Before UT’s purchase of the Walland land next to us for its dairy farm, I spent many hours walking in the large forest on the property. The biodiversity there was amazing, with an abundance of large hardwoods and wildflowers. It was home to an enormous number of wildlife species, but their home is now being clear-cut — destroyed.
When the migratory songbirds requiring forest habitat return next spring, 92 acres of forest in which they used to raise their young will be gone.
A video produced by UT states that one goal for this research facility is “to leave this land in better shape than we found it.” Anyone who views the steep barren slopes can clearly see they have not made good on this promise. The serious compaction from the heavy machinery being used will destroy soil structure and fauna, and lead to erosion due to increased runoff. Non-native invasive plant species will colonize the bare soils.

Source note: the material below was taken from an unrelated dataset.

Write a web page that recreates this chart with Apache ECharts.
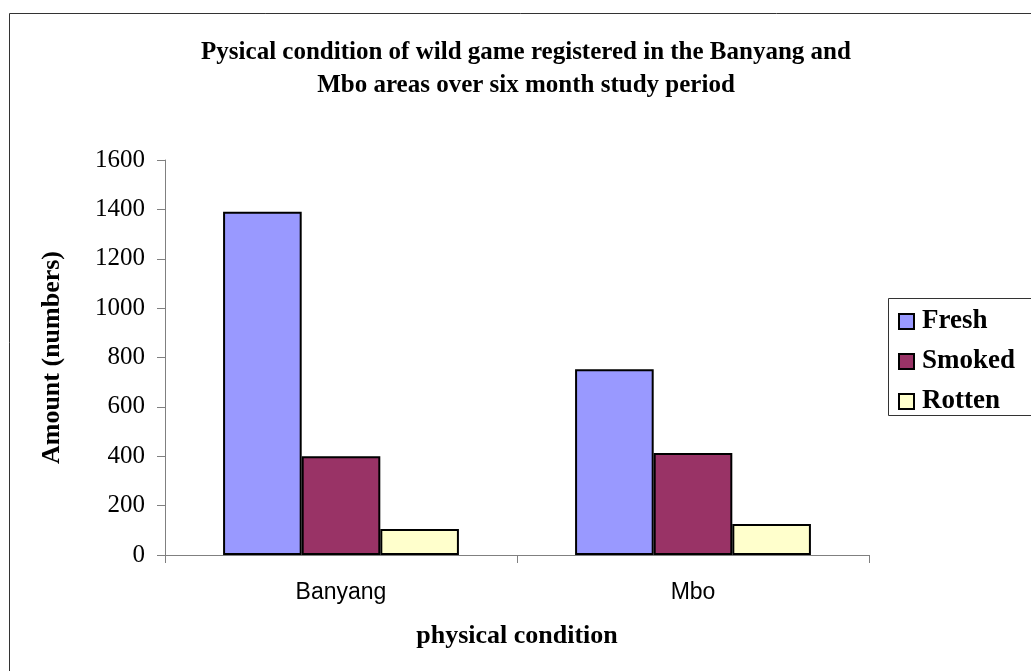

It appears that the research facility underestimated the carrying capacity of the land for the dairy operation, and when they realized it, they decided to clear-cut their forest rather than buy suitable pasture elsewhere. Astonishingly, the facility proceeded without consulting or even notifying the other UT departments, such as forestry, that could have provided expertise and guidance.
It’s clear that this forested land, which provides extremely valuable habitat and other essential ecosystems, is being destroyed for a costly dairy operation that supports an industry that, sadly, is longer economically viable in many states, including Tennessee.
I fail to see how this is any different from the clearing of the Amazon forests for grazing livestock, except in this case they’re clearing for dairy cows instead of beef cattle.